Ao ler a sinopse (não esta aqui presente, a que está na contracapa do livro), não esperava de todo encontrar o livro que encontrei. Achava que seria uma história contada por um narrador não presente no livro, mas a mesma é contada por mais que um narrador, todos eles presentes no livro, na maior parte das vezes através de cartas. Assim vamos conhecendo Pedro Rates de Henequim, um homem condenado que vive demasiado no seu mundo religioso, e Alexandre de Gusmão. A partir destas cartas conhecemos não só as histórias deles, como o que anda a acontecer pela corte portuguesa naquele período. E assim fui tendo a descrição de diversos acontecimentos, na corte e fora dela. Admito que passei um bocado ao lado daquilo que acontecia na casa de D. João V, já que é muito mais interessante ler sobre o povo, as dificuldades que o mesmo passava e os costumes deste. Claro que se denota ao longo do livro muitos pormenores machistas, que muito me fez pensar no papel da mulher na sociedade daquela altura e como ela era tão desvalorizada.
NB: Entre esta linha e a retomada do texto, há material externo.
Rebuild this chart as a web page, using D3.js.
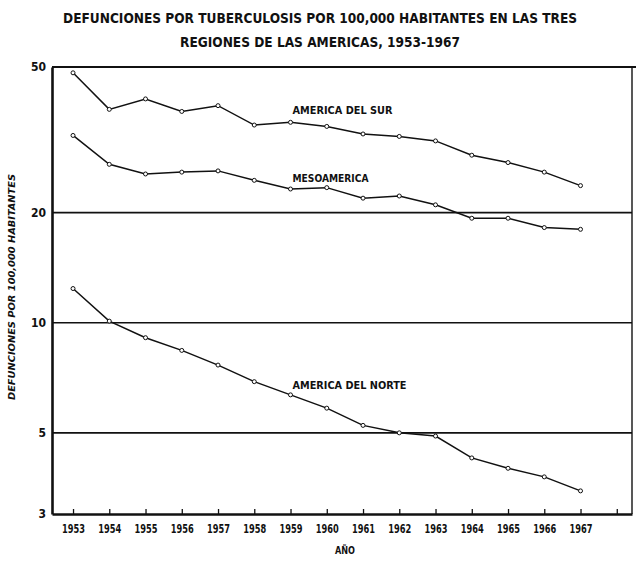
<!DOCTYPE html>
<html><head><meta charset="utf-8">
<script src="https://cdn.jsdelivr.net/npm/d3@7"></script>
<style>
body{margin:0;background:#fff;}
svg{display:block;}
text{font-family:"DejaVu Sans Condensed","Liberation Sans Narrow","Arial Narrow",sans-serif;font-weight:bold;fill:#111;}
</style></head>
<body>
<svg id="c" width="636" height="561"></svg>
<script>
const years = [1953,1954,1955,1956,1957,1958,1959,1960,1961,1962,1963,1964,1965,1966,1967];
const tickYears = [1953,1954,1955,1956,1957,1958,1959,1960,1961,1962,1963,1964,1965,1966,1967,1968];
const sur = [48.2,38.3,40.9,37.8,39.2,34.7,35.3,34.4,32.8,32.3,31.4,28.7,27.4,25.8,23.7];
const meso = [32.5,27.1,25.5,25.8,26.0,24.5,23.2,23.4,21.9,22.2,21.0,19.3,19.3,18.2,18.0];
const norte = [12.4,10.1,9.1,8.4,7.66,6.9,6.35,5.84,5.24,5.0,4.9,4.27,4.0,3.79,3.47];
const yTicks = [3,5,10,20,50];
const gridValues = [5,10,20];
const seriesNames = ["AMERICA DEL SUR","MESOAMERICA","AMERICA DEL NORTE"];
const titleLines = ["DEFUNCIONES POR TUBERCULOSIS POR 100,000 HABITANTES EN LAS TRES","REGIONES DE LAS AMERICAS, 1953-1967"];
const yTitle = "DEFUNCIONES POR 100,000 HABITANTES";
const xTitle = "AÑO";

const svg = d3.select("#c");
const L = 52, R = 632, T = 67, B = 514;
const x = d3.scaleLinear().domain([1952.42, 1968.42]).range([L, R]);
const y = d3.scaleLog().domain([3, 50]).range([B, T]);

// title
const titleLen = [514, 280];
svg.selectAll("text.title").data(titleLines).join("text")
  .attr("class","title").attr("x",320).attr("y",(d,i)=>23+i*24)
  .attr("text-anchor","middle").style("font-size","14px")
  .attr("textLength",(d,i)=>titleLen[i]).attr("lengthAdjust","spacingAndGlyphs")
  .text(d=>d);

// gridlines
svg.append("g").selectAll("line").data(gridValues).join("line")
  .attr("x1",L).attr("x2",R).attr("y1",d=>y(d)).attr("y2",d=>y(d))
  .attr("stroke","#111").attr("stroke-width",1.6);

// frame
svg.append("line").attr("x1",L).attr("x2",636).attr("y1",T).attr("y2",T).attr("stroke","#111").attr("stroke-width",2.2);
svg.append("line").attr("x1",R).attr("x2",R).attr("y1",T).attr("y2",B).attr("stroke","#111").attr("stroke-width",1.4);

// y axis
const yAxis = d3.axisLeft(y).tickValues(yTicks).tickFormat(d3.format("d")).tickSize(0).tickPadding(6);
const gy = svg.append("g").attr("transform",`translate(${L},0)`).call(yAxis);
gy.select(".domain").attr("stroke","#111").attr("stroke-width",2.6);
gy.selectAll("text").style("font-size","12px").style("font-family",null);

// x axis
const xAxis = d3.axisBottom(x).tickValues(tickYears).tickFormat(d=>years.includes(d)?String(d):"").tickSizeInner(-5).tickSizeOuter(0).tickPadding(11);
const gx = svg.append("g").attr("transform",`translate(0,${B})`).call(xAxis);
gx.select(".domain").attr("stroke","#111").attr("stroke-width",2.6);
gx.selectAll(".tick line").attr("stroke","#111").attr("stroke-width",1.3);
gx.selectAll("text").style("font-size","11.5px").style("font-family",null)
  .attr("textLength",d=>years.includes(d)?23:null).attr("lengthAdjust","spacingAndGlyphs");

// axis titles
svg.append("text").attr("transform","translate(15,287) rotate(-90)").attr("text-anchor","middle")
  .style("font-size","9px").style("font-style","italic")
  .attr("textLength",226).attr("lengthAdjust","spacingAndGlyphs").text(yTitle);
svg.append("text").attr("x",345).attr("y",554).attr("text-anchor","middle").style("font-size","10.5px")
  .attr("textLength",20).attr("lengthAdjust","spacingAndGlyphs").text(xTitle);

// series
const series = [sur, meso, norte];
const line = d3.line().x((d,i)=>x(years[i])).y(d=>y(d));
series.forEach(s=>{
  svg.append("path").datum(s).attr("d",line).attr("fill","none").attr("stroke","#111").attr("stroke-width",1.5);
  svg.append("g").selectAll("circle").data(s).join("circle")
    .attr("cx",(d,i)=>x(years[i])).attr("cy",d=>y(d)).attr("r",2)
    .attr("fill","#fff").attr("stroke","#111").attr("stroke-width",1);
});

// series labels (anchored near the 1959 point of each series)
const labelOffset = [-8, -7, -6];
const labelLen = [100, 76, 114];
svg.selectAll("text.lab").data(seriesNames).join("text").attr("class","lab")
  .attr("x",x(1959)+2)
  .attr("y",(d,i)=>y(series[i][6])+labelOffset[i])
  .style("font-size","11px")
  .attr("textLength",(d,i)=>labelLen[i]).attr("lengthAdjust","spacingAndGlyphs")
  .text(d=>d);
</script>
</body></html>
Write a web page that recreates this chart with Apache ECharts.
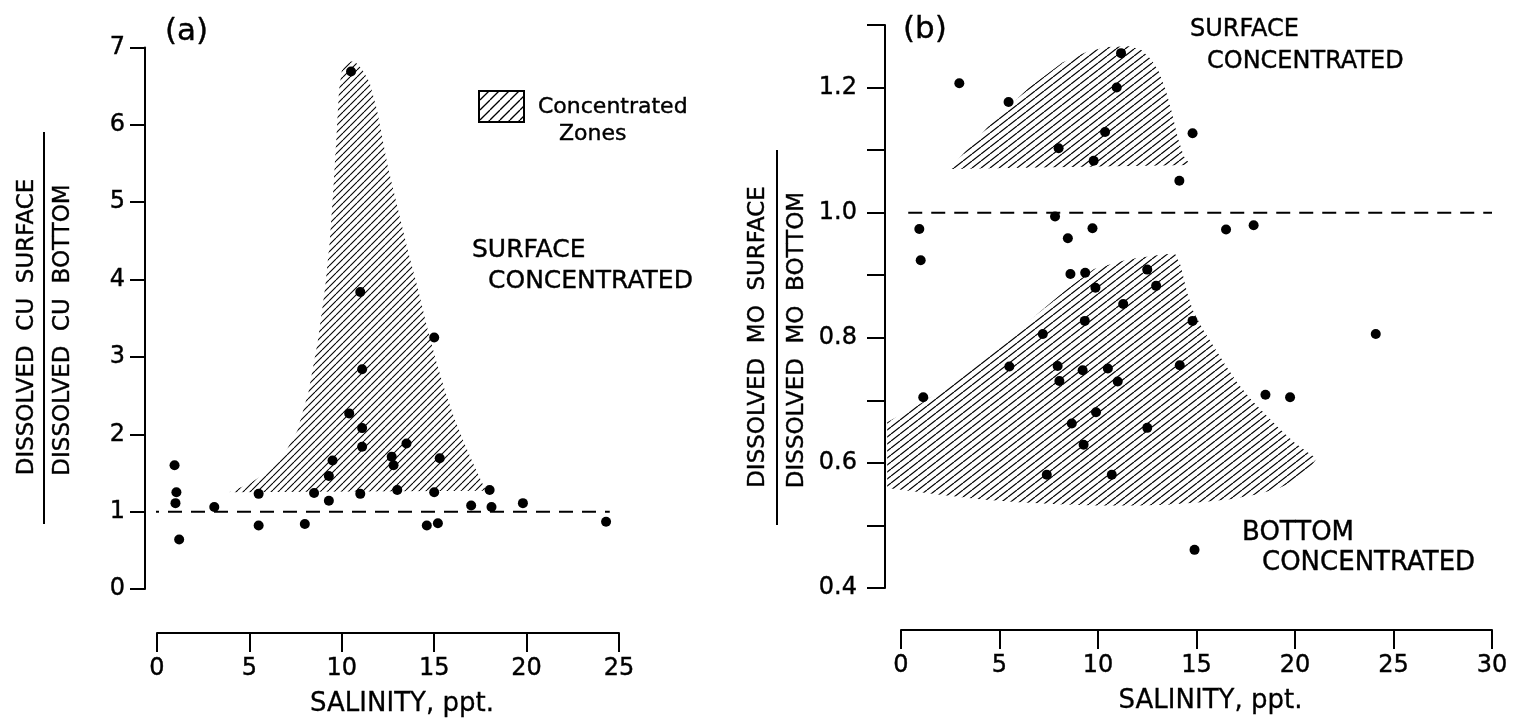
<!DOCTYPE html>
<html><head><meta charset="utf-8">
<script src="https://cdn.jsdelivr.net/npm/echarts@6/dist/echarts.min.js"></script>
<style>html,body{margin:0;padding:0;background:#fff}#c{width:1518px;height:728px}</style>
</head><body><div id="c"></div>
<script>
// ---- Panel (a): Cu ----
const xTicksA = [0, 5, 10, 15, 20, 25];
const cuSalinity = [10.5, 11.0, 15.0, 11.1, 10.4, 11.1, 11.1, 13.5, 9.5, 12.7, 12.8, 15.3, 9.3, 9.3, 11.0, 13.0, 15.0, 14.6, 15.2, 17.0, 18.0, 18.1, 19.8, 24.3, 0.95, 1.05, 1.0, 1.2, 3.1, 5.5, 5.5, 8.0, 8.5];
const cuRatio    = [6.69, 3.84, 3.25, 2.84, 2.27, 2.08, 1.84, 1.88, 1.66, 1.71, 1.60, 1.69, 1.46, 1.14, 1.23, 1.28, 1.25, 0.82, 0.85, 1.08, 1.28, 1.06, 1.11, 0.87, 1.60, 1.25, 1.11, 0.64, 1.06, 1.23, 0.82, 0.84, 1.24];
const cuZoneX = [3.9, 5.0, 6.0, 6.9, 7.6, 8.2, 8.7, 9.1, 9.35, 9.55, 9.7, 9.85, 10.0, 10.3, 10.7, 11.1, 11.5, 11.9, 12.5, 13.1, 13.6, 14.1, 14.6, 15.1, 15.6, 16.1, 16.6, 17.1, 17.5, 17.8];
const cuZoneY = [1.25, 1.36, 1.52, 1.75, 2.05, 2.55, 3.2, 3.9, 4.5, 5.2, 5.8, 6.45, 6.7, 6.82, 6.82, 6.72, 6.55, 6.2, 5.45, 4.85, 4.35, 3.9, 3.4, 2.95, 2.55, 2.2, 1.9, 1.63, 1.42, 1.27];
const cuRefX = [-0.65, 24.5];
const cuRefY = [1, 1];

// ---- Panel (b): Mo ----
const xTicksB = [0, 5, 10, 15, 20, 25, 30];
const moSalinity = [2.96, 5.46, 11.17, 10.95, 10.36, 8.0, 9.78, 14.8, 14.13, 7.82, 0.93, 8.47, 9.72, 16.5, 17.9, 1.0, 8.6, 9.35, 12.5, 9.87, 12.95, 11.28, 9.33, 14.8, 7.2, 5.5, 7.95, 9.22, 10.5, 14.15, 8.04, 11.0, 1.13, 9.9, 8.67, 12.5, 9.27, 7.4, 10.7, 24.1, 18.5, 19.75, 14.9];
const moRatio    = [1.207, 1.177, 1.255, 1.200, 1.129, 1.103, 1.083, 1.127, 1.051, 0.994, 0.974, 0.959, 0.975, 0.973, 0.980, 0.924, 0.902, 0.904, 0.909, 0.880, 0.883, 0.854, 0.827, 0.827, 0.806, 0.754, 0.755, 0.748, 0.751, 0.756, 0.731, 0.730, 0.705, 0.681, 0.663, 0.656, 0.629, 0.581, 0.581, 0.806, 0.709, 0.705, 0.461];
const moSurfZoneX = [2.45, 4.5, 6.5, 8.2, 9.5, 10.5, 11.6, 12.2, 12.7, 13.1, 13.45, 13.75, 14.05, 14.35, 14.7];
const moSurfZoneY = [1.07, 1.14, 1.2, 1.24, 1.258, 1.265, 1.266, 1.26, 1.245, 1.225, 1.195, 1.16, 1.12, 1.09, 1.076];
const moBotZoneX = [-0.7, 1.0, 2.3, 4.5, 7.0, 8.5, 9.8, 11.5, 13.0, 13.9, 14.2, 14.5, 14.8, 15.3, 15.9, 16.5, 17.1, 17.8, 18.6, 19.3, 19.95, 20.6, 21.1, 20.7, 20.1, 19.2, 18.1, 16.7, 15.2, 13.5, 12.0, 10.0, 8.0, 6.0, 4.0, 2.0, 0.5, -0.7];
const moBotZoneY = [0.665, 0.695, 0.72, 0.772, 0.84, 0.88, 0.91, 0.925, 0.932, 0.935, 0.915, 0.875, 0.845, 0.815, 0.785, 0.755, 0.727, 0.70, 0.674, 0.652, 0.633, 0.618, 0.607, 0.59, 0.573, 0.56, 0.55, 0.542, 0.537, 0.533, 0.532, 0.532, 0.534, 0.537, 0.542, 0.549, 0.555, 0.56];
const moRefX = [-0.8, 30];
const moRefY = [1, 1];

const FONT = 'DejaVu Sans';
const INK = '#000';

function makeHatch(w, h, lw) {
  const c = document.createElement('canvas');
  c.width = w; c.height = h;
  const g = c.getContext('2d');
  g.strokeStyle = '#000'; g.lineWidth = lw;
  for (const k of [-1, 0, 1]) {
    g.beginPath(); g.moveTo(k * w, h); g.lineTo(k * w + w, 0); g.stroke();
  }
  return c;
}
const hatchA = { image: makeHatch(7, 7, 1.1), repeat: 'repeat' };
const hatchB = { image: makeHatch(9, 7, 1.2), repeat: 'repeat' };
const hatchL = { image: makeHatch(10, 10, 1.3), repeat: 'repeat' };

function zip(xs, ys) { return xs.map((x, i) => [x, ys[i]]); }

function zoneSeries(xi, xs, ys, pattern) {
  return {
    type: 'custom', xAxisIndex: xi, yAxisIndex: xi, silent: true, clip: false, z: 1,
    data: [[xs[0], ys[0]]],
    renderItem: function (params, api) {
      const pts = xs.map((x, i) => api.coord([x, ys[i]]));
      return { type: 'polygon', shape: { points: pts }, style: { fill: pattern, stroke: null } };
    }
  };
}

const labelStyle = { color: INK, fontFamily: FONT, fontSize: 24, textBorderColor: INK, textBorderWidth: 0.4 };

function xAxisCfg(gi, max, offset) {
  return {
    gridIndex: gi, type: 'value', min: 0, max: max, interval: 5, offset: offset,
    axisLine: { onZero: false, lineStyle: { color: INK, width: 2 } },
    axisTick: { length: 19, lineStyle: { color: INK, width: 2 } },
    axisLabel: Object.assign({ margin: 24 }, labelStyle),
    splitLine: { show: false },
    name: 'SALINITY, ppt.', nameLocation: 'middle', nameGap: 58,
    nameTextStyle: { color: INK, fontFamily: FONT, fontSize: 26, padding: [0, 0, 0, 28], textBorderColor: INK, textBorderWidth: 0.3 }
  };
}

function txt(x, y, text, size, extra) {
  return Object.assign({ type: 'text', x: x, y: y,
    style: { text: text, font: size + 'px "DejaVu Sans"', fill: INK, stroke: INK, lineWidth: 0.4, verticalAlign: 'middle' } }, extra || {});
}
function vtxt(x, y, text, size) {
  return { type: 'text', x: x, y: y, rotation: Math.PI / 2,
    style: { text: text, font: size + 'px "DejaVu Sans"', fill: INK, stroke: INK, lineWidth: 0.4, align: 'center', verticalAlign: 'middle' } };
}

const option = {
  animation: false,
  backgroundColor: '#fff',
  grid: [
    { left: 157, top: 47.5, width: 462, height: 541.5 },
    { left: 901, top: 25, width: 591, height: 563 }
  ],
  xAxis: [xAxisCfg(0, 25, 44), xAxisCfg(1, 30, 42)],
  yAxis: [
    { gridIndex: 0, type: 'value', min: 0, max: 7, interval: 1, offset: 12,
      axisLine: { show: true, onZero: false, lineStyle: { color: INK, width: 2 } },
      axisTick: { show: true, length: 15, lineStyle: { color: INK, width: 2 } },
      axisLabel: Object.assign({ margin: 20 }, labelStyle),
      splitLine: { show: false } },
    { gridIndex: 1, type: 'value', min: 0.4, max: 1.3, interval: 0.1, offset: 16,
      axisLine: { show: true, onZero: false, lineStyle: { color: INK, width: 2 } },
      axisTick: { show: true, length: 18, lineStyle: { color: INK, width: 2 } },
      axisLabel: Object.assign({ margin: 28, formatter: v => (Math.round(v * 10) % 2 === 0 ? v.toFixed(1) : '') }, labelStyle),
      splitLine: { show: false } }
  ],
  series: [
    zoneSeries(0, cuZoneX, cuZoneY, hatchA),
    zoneSeries(1, moSurfZoneX, moSurfZoneY, hatchB),
    zoneSeries(1, moBotZoneX, moBotZoneY, hatchB),
    { type: 'line', xAxisIndex: 0, yAxisIndex: 0, data: zip(cuRefX, cuRefY), symbol: 'none', silent: true,
      lineStyle: { color: INK, width: 2, type: [14, 9] }, z: 2 },
    { type: 'line', xAxisIndex: 1, yAxisIndex: 1, data: zip(moRefX, moRefY), symbol: 'none', silent: true,
      lineStyle: { color: INK, width: 2, type: [14, 9] }, z: 2 },
    { type: 'scatter', xAxisIndex: 0, yAxisIndex: 0, data: zip(cuSalinity, cuRatio), symbolSize: 10,
      itemStyle: { color: INK, opacity: 1 }, z: 3 },
    { type: 'scatter', xAxisIndex: 1, yAxisIndex: 1, data: zip(moSalinity, moRatio), symbolSize: 10,
      itemStyle: { color: INK, opacity: 1 }, z: 3 }
  ],
  graphic: [
    vtxt(27, 327, 'DISSOLVED  CU  SURFACE', 23),
    { type: 'line', shape: { x1: 44, y1: 132, x2: 44, y2: 524 }, style: { stroke: INK, lineWidth: 2 } },
    vtxt(63, 330, 'DISSOLVED  CU  BOTTOM', 23),
    vtxt(758, 337, 'DISSOLVED  MO  SURFACE', 23),
    { type: 'line', shape: { x1: 777, y1: 150, x2: 777, y2: 525 }, style: { stroke: INK, lineWidth: 2 } },
    vtxt(797, 340, 'DISSOLVED  MO  BOTTOM', 23),
    txt(165, 32, '(a)', 31),
    txt(903, 30, '(b)', 31),
    { type: 'rect', shape: { x: 479, y: 91, width: 45, height: 31 }, style: { fill: hatchL, stroke: INK, lineWidth: 2 } },
    txt(538, 107, 'Concentrated', 22),
    txt(559, 134, 'Zones', 22),
    txt(472, 250, 'SURFACE', 25),
    txt(488, 281, 'CONCENTRATED', 25),
    txt(1190, 30, 'SURFACE', 24),
    txt(1207, 62, 'CONCENTRATED', 24),
    txt(1242, 533, 'BOTTOM', 26),
    txt(1262, 563, 'CONCENTRATED', 26)
  ]
};

const chart = echarts.init(document.getElementById('c'), null, { renderer: 'canvas' });
chart.setOption(option);
</script>
</body></html>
Em termos de personagens, foi difícil apegar-me a algum, até porque todas as cartas escritas eram demasiado cordiais para expressar sentimentos. Assim sendo, não havia grande emoção por parte dos personagens e não havia grande motivo para apegos a não ser algum sentimento de injustiça. No entanto, acabei por gostar de Pedro Rates de Henequim, por ser tão eloquente e por realmente lutar por aquilo em que acreditava, mesmo que fosse contra a mentalidade de todos à sua volta. Não conhecia o personagem histórico e não fazia ideia de qual tinha sido o seu final na sua vida real, então chegar ao fim do livro e perceber o que lhe aconteceu foi uma pequena facada. Num mundo ficcional uma personagem assim interessante não mereceria um final, mas infelizmente estamos a falar da vida real e portanto, numa época muito mais arcaica e menos tolerante, a sua diferente maneira de ver o mundo não podia trazer coisas boas.
Em relação à escrita de Sérgio Luís de Carvalho, foi uma boa surpresa. Apesar de ser uma escrita bastante formal, perfeitamente adequada à época que o livro retrata, permite uma leitura fluída. As cordialidades e as palavras de época não me afectaram nem um pouco o ritmo de leitura e acabei por ler o livro até bem depressa. Assim sendo, a minha nota para o autor e para esta estreia é bastante positiva. Fiquei bastante curiosa por ler outros livros dele, leituras essas que tentarei que se proporcionem em breve.